THE PROBLEM »
Within the material below, find each line bearing the word "that" and present it.

DATA EXCERPT »

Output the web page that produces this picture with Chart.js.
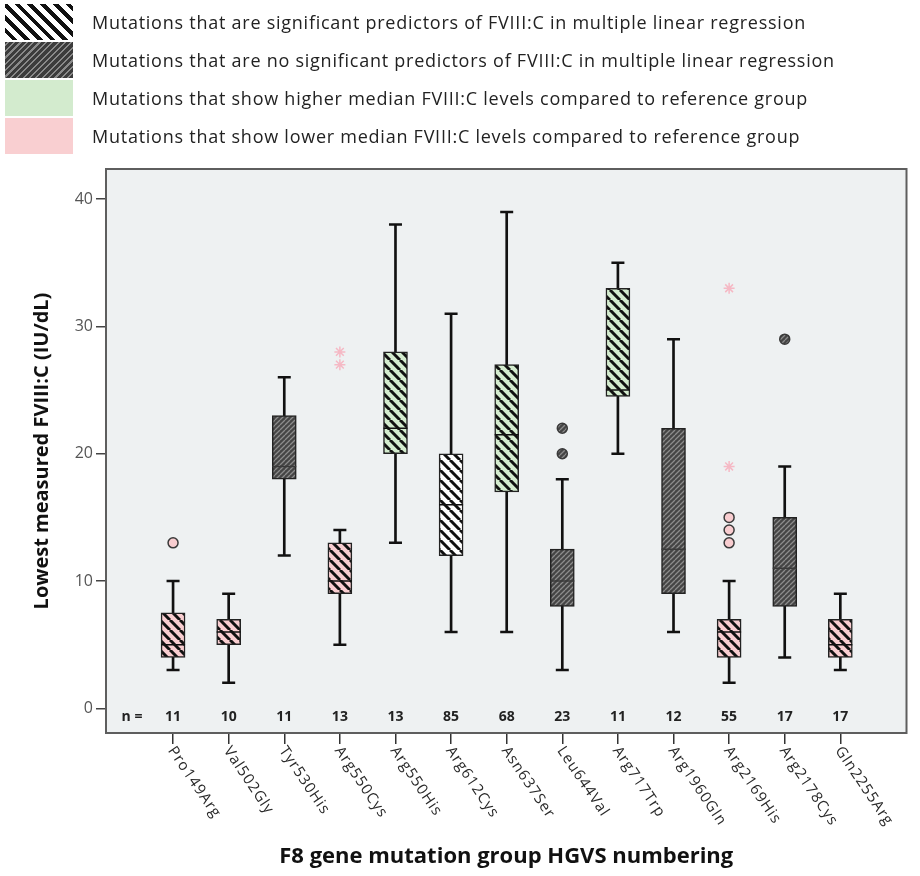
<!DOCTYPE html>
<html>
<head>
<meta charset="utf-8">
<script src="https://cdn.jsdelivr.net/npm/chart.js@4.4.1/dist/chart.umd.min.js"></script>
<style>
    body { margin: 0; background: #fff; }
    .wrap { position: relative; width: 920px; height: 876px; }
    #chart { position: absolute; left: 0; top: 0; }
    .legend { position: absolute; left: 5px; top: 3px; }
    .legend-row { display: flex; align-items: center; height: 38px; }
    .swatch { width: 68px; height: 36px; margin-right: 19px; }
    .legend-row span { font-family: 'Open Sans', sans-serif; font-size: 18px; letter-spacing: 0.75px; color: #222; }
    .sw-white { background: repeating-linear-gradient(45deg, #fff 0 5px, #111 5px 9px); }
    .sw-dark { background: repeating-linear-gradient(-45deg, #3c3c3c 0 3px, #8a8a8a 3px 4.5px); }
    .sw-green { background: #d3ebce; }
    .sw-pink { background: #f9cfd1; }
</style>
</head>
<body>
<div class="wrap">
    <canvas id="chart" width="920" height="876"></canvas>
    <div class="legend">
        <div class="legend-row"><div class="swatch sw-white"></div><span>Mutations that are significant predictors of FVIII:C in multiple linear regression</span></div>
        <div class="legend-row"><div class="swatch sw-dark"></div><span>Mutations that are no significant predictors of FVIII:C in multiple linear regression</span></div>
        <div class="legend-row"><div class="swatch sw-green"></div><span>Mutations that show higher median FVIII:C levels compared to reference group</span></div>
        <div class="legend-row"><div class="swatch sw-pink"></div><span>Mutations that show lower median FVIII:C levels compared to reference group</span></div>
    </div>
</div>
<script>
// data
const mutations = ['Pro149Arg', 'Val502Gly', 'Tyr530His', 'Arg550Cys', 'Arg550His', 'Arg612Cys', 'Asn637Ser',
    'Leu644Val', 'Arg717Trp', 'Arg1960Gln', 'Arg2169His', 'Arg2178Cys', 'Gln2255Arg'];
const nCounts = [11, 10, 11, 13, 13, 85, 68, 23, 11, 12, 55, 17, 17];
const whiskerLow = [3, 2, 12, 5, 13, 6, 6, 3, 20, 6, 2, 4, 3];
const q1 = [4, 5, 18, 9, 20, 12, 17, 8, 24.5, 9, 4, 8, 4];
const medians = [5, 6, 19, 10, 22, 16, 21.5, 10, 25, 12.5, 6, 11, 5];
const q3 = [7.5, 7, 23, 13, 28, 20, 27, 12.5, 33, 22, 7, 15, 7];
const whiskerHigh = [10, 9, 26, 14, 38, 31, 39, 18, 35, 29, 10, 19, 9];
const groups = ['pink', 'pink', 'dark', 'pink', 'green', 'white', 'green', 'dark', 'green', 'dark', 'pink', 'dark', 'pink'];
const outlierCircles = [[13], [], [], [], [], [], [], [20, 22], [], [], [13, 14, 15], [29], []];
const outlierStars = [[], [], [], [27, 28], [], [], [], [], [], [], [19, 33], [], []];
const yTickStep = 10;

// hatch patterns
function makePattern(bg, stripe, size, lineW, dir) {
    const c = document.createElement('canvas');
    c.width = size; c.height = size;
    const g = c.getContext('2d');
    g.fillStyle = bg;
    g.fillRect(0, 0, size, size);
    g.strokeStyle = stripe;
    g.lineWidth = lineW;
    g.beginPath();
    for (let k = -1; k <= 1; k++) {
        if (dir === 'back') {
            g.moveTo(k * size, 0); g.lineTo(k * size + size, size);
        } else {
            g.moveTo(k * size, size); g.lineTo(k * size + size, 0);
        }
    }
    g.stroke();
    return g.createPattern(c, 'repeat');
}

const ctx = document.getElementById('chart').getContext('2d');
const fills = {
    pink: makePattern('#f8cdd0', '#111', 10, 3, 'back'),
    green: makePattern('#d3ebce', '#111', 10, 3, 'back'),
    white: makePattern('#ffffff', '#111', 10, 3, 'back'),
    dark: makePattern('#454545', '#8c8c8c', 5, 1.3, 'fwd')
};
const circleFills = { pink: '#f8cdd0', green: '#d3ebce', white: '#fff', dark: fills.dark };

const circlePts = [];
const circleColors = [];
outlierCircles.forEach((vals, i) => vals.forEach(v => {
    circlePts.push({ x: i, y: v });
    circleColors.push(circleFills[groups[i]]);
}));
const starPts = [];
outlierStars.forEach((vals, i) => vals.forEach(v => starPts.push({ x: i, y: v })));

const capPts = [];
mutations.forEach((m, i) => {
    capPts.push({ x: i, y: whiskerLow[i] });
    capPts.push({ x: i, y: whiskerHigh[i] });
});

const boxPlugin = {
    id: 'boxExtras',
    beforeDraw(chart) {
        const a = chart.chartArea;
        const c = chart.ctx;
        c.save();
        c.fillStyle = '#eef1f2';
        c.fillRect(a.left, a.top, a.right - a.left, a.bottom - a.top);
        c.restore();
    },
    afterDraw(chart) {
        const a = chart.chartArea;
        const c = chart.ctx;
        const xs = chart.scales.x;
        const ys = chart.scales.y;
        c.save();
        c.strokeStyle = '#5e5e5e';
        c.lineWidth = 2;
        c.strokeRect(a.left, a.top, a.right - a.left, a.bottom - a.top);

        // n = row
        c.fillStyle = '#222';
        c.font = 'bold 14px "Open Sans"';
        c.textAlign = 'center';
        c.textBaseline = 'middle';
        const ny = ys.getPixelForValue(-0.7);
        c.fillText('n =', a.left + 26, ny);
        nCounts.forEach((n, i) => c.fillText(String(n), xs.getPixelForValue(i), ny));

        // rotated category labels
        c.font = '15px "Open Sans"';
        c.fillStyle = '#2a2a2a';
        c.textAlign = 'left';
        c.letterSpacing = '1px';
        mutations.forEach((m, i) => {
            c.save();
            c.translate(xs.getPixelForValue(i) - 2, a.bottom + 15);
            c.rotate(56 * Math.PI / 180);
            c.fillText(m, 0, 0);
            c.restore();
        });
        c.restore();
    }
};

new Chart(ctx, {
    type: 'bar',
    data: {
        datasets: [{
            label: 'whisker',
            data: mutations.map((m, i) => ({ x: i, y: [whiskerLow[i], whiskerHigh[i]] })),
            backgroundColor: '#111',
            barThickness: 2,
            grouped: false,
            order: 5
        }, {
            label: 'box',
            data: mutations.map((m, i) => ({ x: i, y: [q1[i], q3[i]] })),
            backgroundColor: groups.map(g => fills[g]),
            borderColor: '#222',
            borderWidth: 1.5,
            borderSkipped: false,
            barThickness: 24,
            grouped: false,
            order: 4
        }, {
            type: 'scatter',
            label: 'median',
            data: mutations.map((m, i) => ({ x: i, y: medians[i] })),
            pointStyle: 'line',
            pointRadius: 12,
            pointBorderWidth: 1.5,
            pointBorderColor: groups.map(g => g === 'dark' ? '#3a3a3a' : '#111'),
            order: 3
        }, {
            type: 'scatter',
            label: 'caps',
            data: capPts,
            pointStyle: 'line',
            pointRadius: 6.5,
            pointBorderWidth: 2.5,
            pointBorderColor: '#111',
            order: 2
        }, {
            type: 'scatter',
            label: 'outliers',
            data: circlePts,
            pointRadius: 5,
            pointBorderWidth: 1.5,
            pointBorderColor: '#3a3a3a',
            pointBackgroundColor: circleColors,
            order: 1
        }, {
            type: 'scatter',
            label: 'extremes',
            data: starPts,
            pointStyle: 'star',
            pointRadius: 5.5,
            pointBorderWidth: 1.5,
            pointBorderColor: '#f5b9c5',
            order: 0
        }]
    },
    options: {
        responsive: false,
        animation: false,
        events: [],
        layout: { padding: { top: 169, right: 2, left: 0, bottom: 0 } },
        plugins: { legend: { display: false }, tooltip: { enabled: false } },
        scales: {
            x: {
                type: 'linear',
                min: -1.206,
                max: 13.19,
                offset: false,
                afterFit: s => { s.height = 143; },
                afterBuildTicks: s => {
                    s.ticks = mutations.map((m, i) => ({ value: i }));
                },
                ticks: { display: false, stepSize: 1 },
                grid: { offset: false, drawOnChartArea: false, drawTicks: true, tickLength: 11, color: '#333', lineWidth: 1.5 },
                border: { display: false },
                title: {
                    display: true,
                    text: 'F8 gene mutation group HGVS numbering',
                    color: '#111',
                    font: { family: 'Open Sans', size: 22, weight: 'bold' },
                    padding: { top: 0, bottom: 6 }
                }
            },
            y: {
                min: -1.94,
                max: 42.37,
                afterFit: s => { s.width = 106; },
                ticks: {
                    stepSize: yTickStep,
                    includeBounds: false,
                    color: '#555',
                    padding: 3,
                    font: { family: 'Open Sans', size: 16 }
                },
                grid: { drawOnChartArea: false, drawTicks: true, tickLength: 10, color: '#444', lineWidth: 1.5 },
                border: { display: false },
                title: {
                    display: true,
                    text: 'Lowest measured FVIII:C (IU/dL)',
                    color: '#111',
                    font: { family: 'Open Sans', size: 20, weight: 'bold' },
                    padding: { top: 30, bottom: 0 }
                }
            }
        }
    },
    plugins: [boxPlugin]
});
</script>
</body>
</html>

EXERCISE OUTPUT »
Output the web page that produces this picture with Chart.js.
        <div class="legend-row"><div class="swatch sw-white"></div><span>Mutations that are significant predictors of FVIII:C in multiple linear regression</span></div>
        <div class="legend-row"><div class="swatch sw-dark"></div><span>Mutations that are no significant predictors of FVIII:C in multiple linear regression</span></div>
        <div class="legend-row"><div class="swatch sw-green"></div><span>Mutations that show higher median FVIII:C levels compared to reference group</span></div>
        <div class="legend-row"><div class="swatch sw-pink"></div><span>Mutations that show lower median FVIII:C levels compared to reference group</span></div>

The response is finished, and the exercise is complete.